Wealthy nations offer Vietnam $15bn-plus deal to shift from coal

Wealthy nations have offered Vietnam a $15.5bn package to help pay for its move from coal to renewable energy, the latest in a total of $44bn in deals aimed at shifting developing economies away from fossil fuels.

The funding package, which mirrors agreements reached with Indonesia and South Africa, includes $7.75bn in public funding over the next three to five years alongside a further estimated $7.75bn in private finance.

The G7 countries the US, UK, Germany, France, Italy, Canada and Japan plus Denmark and Norway and the EU bloc have backed the package.

In return, Vietnam has agreed to cap overall power sector emissions at 170 megatons of carbon dioxide annually by 2030, and to generate just under half of its electricity from renewable sources by then compared with a current target of 36 per cent.

It has also pledged to establish a peak coal capacity of 30.2 gigawatts by 2030, down from a current target of 37 gigawatts, in a move that would limit the country’s coal project pipeline.

By comparison, Indonesia, one of the world’s biggest emitters, pledged to cap power sector emissions at 290 megatons of CO₂ annually by 2030, and to generate about a third of its power from renewable sources by 2030.

In the initiative kick-started at the UN COP26 summit last year, emerging nations are given incentives to stop using the dirtiest fossil fuels. An $8.5bn deal with South Africa was sealed recently, and the proposed $20bn package for Indonesia was launched at the G20 meeting in Bali last month.

UN Secretary-General António Guterres said the agreement between developed economies and Vietnam, South Africa and Indonesia were a “crucial tool” to “unlock the emissions cuts our world needs in the 2020s”.

John Kerry, US climate envoy and former secretary of state, said the commitments from Vietnam to “expedite the transition from coal to renewables” signalled the country’s “seriousness about achieving a green transformation for its people”.

“We look forward to partnering with Vietnam to put inclusive economic growth to work to ramp up the fight against the climate crisis,” said Kerry, who helped hatch the package in Vietnam, where he served during the war.

Private sector contributions are expected from lenders and investors that form part of the Glasgow Financial Alliance for Net Zero, a coalition of more than 500 financial institutions, including Citibank, Deutsche Bank, HSBC and Standard Chartered. The institutions will benefit from the contribution to their own net zero targets, as well as from extending finance.

Initial funding will come from the Asian Development Bank and the International Finance Corporation.

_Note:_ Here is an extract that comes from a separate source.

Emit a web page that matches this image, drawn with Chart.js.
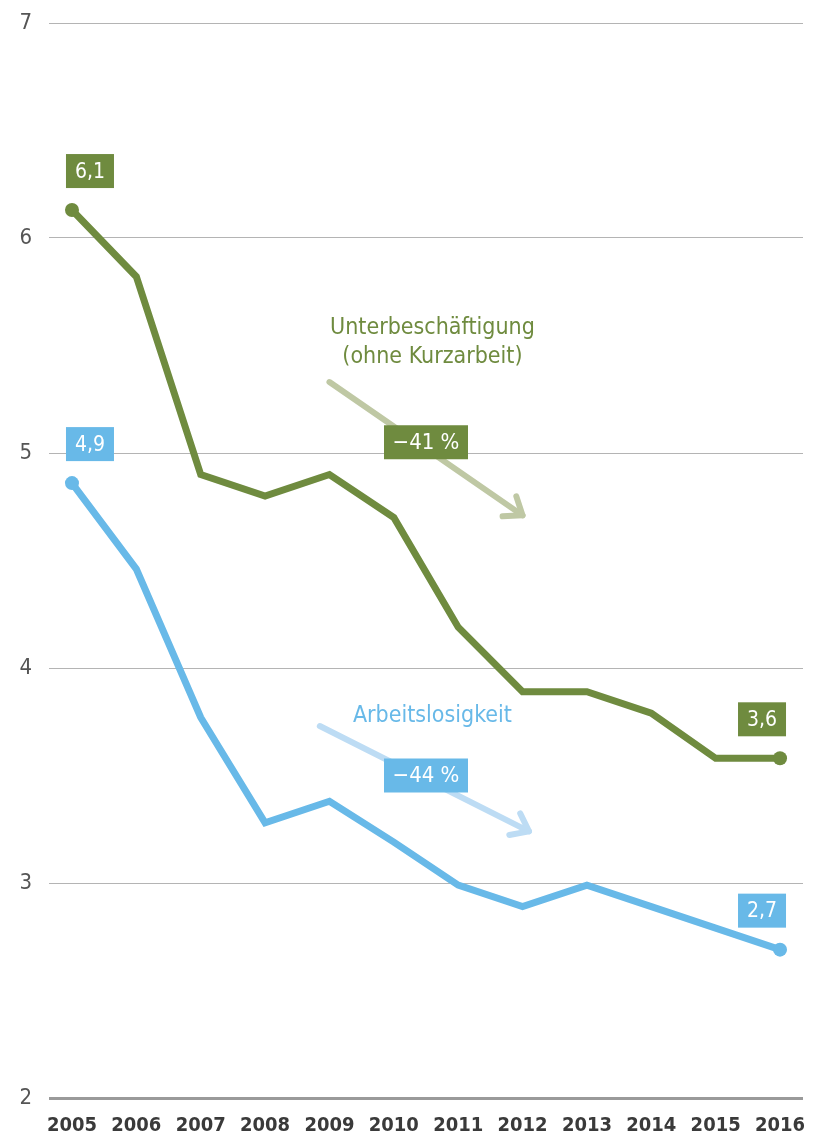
<!DOCTYPE html>
<html>
<head>
<meta charset="utf-8">
<script src="https://cdn.jsdelivr.net/npm/chart.js@4/dist/chart.umd.min.js"></script>
<style>
  html, body { margin: 0; padding: 0; background: #fff; }
  #wrap { width: 819px; height: 1138px; }
</style>
</head>
<body>
<div id="wrap"><canvas id="chart"></canvas></div>
<script>
// Data
const years = [2005, 2006, 2007, 2008, 2009, 2010, 2011, 2012, 2013, 2014, 2015, 2016];
const unterbeschaeftigung = [6.13, 5.82, 4.90, 4.80, 4.90, 4.70, 4.19, 3.89, 3.89, 3.79, 3.58, 3.58];
const arbeitslosigkeit = [4.86, 4.46, 3.77, 3.28, 3.38, 3.19, 2.99, 2.89, 2.99, 2.89, 2.79, 2.69];
const yTicks = [2, 3, 4, 5, 6, 7];
const endLabels = { green: ["6,1", "3,6"], blue: ["4,9", "2,7"] };

const GREEN = "#6f8b3f";
const BLUE = "#68b9e8";
const FONT = "'DejaVu Sans Condensed', 'Roboto', sans-serif";

// annotation trend arrows in data units
const arrows = [
  { from: [2009.0, 5.33], to: [2012.0, 4.71], color: "#bfc8a4", box: GREEN, text: "\u221241 %",
    boxAt: [2010.5, 5.05], title: ["Unterbesch\u00e4ftigung", "(ohne Kurzarbeit)"], titleAt: [2010.6, 5.58], titleColor: GREEN },
  { from: [2008.85, 3.73], to: [2012.1, 3.24], color: "#bddcf4", box: BLUE, text: "\u221244 %",
    boxAt: [2010.5, 3.50], title: ["Arbeitslosigkeit"], titleAt: [2010.6, 3.775], titleColor: BLUE }
];

const overlay = {
  id: "overlay",
  afterDatasetsDraw(chart) {
    const ctx = chart.ctx;
    const xs = chart.scales.x, ys = chart.scales.y;
    ctx.save();
    // arrows
    arrows.forEach(a => {
      const x1 = xs.getPixelForValue(a.from[0]), y1 = ys.getPixelForValue(a.from[1]);
      const x2 = xs.getPixelForValue(a.to[0]), y2 = ys.getPixelForValue(a.to[1]);
      ctx.strokeStyle = a.color;
      ctx.lineWidth = 6;
      ctx.lineCap = "round";
      ctx.lineJoin = "round";
      ctx.beginPath();
      ctx.moveTo(x1, y1);
      ctx.lineTo(x2, y2);
      ctx.stroke();
      const ang = Math.atan2(y2 - y1, x2 - x1);
      const len = 20;
      ctx.beginPath();
      ctx.moveTo(x2 - len * Math.cos(ang - 0.65), y2 - len * Math.sin(ang - 0.65));
      ctx.lineTo(x2, y2);
      ctx.lineTo(x2 - len * Math.cos(ang + 0.65), y2 - len * Math.sin(ang + 0.65));
      ctx.stroke();

      // titles
      ctx.fillStyle = a.titleColor;
      ctx.font = "23px " + FONT;
      ctx.textAlign = "center";
      ctx.textBaseline = "middle";
      const tx = xs.getPixelForValue(a.titleAt[0]), ty = ys.getPixelForValue(a.titleAt[1]);
      a.title.forEach((t, i) => ctx.fillText(t, tx, ty + i * 29));

      // percentage box
      const bx = xs.getPixelForValue(a.boxAt[0]), by = ys.getPixelForValue(a.boxAt[1]);
      ctx.fillStyle = a.box;
      ctx.fillRect(bx - 42, by - 17, 84, 34);
      ctx.fillStyle = "#fff";
      ctx.font = "22px " + FONT;
      ctx.fillText(a.text, bx, by + 1);
    });

    // end value boxes
    const drawBox = (label, idx, values, color, dx) => {
      const px = xs.getPixelForValue(years[idx]);
      const py = ys.getPixelForValue(values[idx]);
      const cx = px + dx, cy = py - 39;
      ctx.fillStyle = color;
      ctx.fillRect(cx - 24, cy - 17, 48, 34);
      ctx.fillStyle = "#fff";
      ctx.font = "21px " + FONT;
      ctx.textAlign = "center";
      ctx.textBaseline = "middle";
      ctx.fillText(label, cx, cy + 1);
    };
    const last = years.length - 1;
    drawBox(endLabels.green[0], 0, unterbeschaeftigung, GREEN, 18);
    drawBox(endLabels.green[1], last, unterbeschaeftigung, GREEN, -18);
    drawBox(endLabels.blue[0], 0, arbeitslosigkeit, BLUE, 18);
    drawBox(endLabels.blue[1], last, arbeitslosigkeit, BLUE, -18);
    ctx.restore();
  }
};

const endPoints = arr => arr.map((v, i) => (i === 0 || i === arr.length - 1) ? 7 : 0);

new Chart(document.getElementById("chart").getContext("2d"), {
  type: "line",
  data: {
    datasets: [
      {
        label: "Unterbesch\u00e4ftigung",
        data: years.map((y, i) => ({ x: y, y: unterbeschaeftigung[i] })),
        borderColor: GREEN,
        backgroundColor: GREEN,
        borderWidth: 7,
        pointRadius: endPoints(years),
        pointBorderWidth: 0,
        tension: 0,
        borderJoinStyle: "miter"
      },
      {
        label: "Arbeitslosigkeit",
        data: years.map((y, i) => ({ x: y, y: arbeitslosigkeit[i] })),
        borderColor: BLUE,
        backgroundColor: BLUE,
        borderWidth: 7,
        pointRadius: endPoints(years),
        pointBorderWidth: 0,
        tension: 0,
        borderJoinStyle: "miter"
      }
    ]
  },
  options: {
    responsive: true,
    maintainAspectRatio: false,
    animation: false,
    layout: { padding: { top: 23, right: 16, left: 0, bottom: 0 } },
    plugins: { legend: { display: false }, tooltip: { enabled: false } },
    scales: {
      x: {
        type: "linear",
        min: 2004.643,
        max: 2016.357,
        afterBuildTicks: s => { s.ticks = years.map(v => ({ value: v })); },
        afterFit: s => { s.height = 40; },
        grid: { display: false },
        border: { display: false },
        ticks: {
          padding: 8,
          color: "#3a3a3a",
          font: { family: FONT, size: 20, weight: "bold" },
          callback: v => String(v)
        }
      },
      y: {
        min: 2,
        max: 7,
        afterBuildTicks: s => { s.ticks = yTicks.map(v => ({ value: v })); },
        afterFit: s => { s.width = 49; s.paddingTop = 0; s.paddingBottom = 0; },
        border: { display: false },
        grid: {
          drawTicks: false,
          color: ctx => ctx.tick && ctx.tick.value === 2 ? "#9a9a9a" : "#b4b4b4",
          lineWidth: ctx => ctx.tick && ctx.tick.value === 2 ? 3 : 1
        },
        ticks: {
          padding: 17,
          color: "#555",
          font: { family: FONT, size: 22 }
        }
      }
    }
  },
  plugins: [overlay]
});
</script>
</body>
</html>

US officials said Washington would work with Vietnam and other parties over the coming months to implement the agreement, including identifying investments, financing opportunities and providing technical assistance.

A state department official said the government would continue working with Vietnamese officials to make sure that “meaningful investments” were made in the country’s transmission grid and that new renewable projects were connected to it.

But the so-called Just Energy Transition Partnership initiative has not been implemented so far without some difficulties for the countries involved.

The South African government of Cyril Ramaphosa last month said the structure of its $8.5bn finance package relied too heavily on loans that would add to the country’s debt burden.

Officials said just 4 per cent of the total package was offered in the form of grants, with the remainder a mix of sovereign and multilateral loans, and credit guarantees.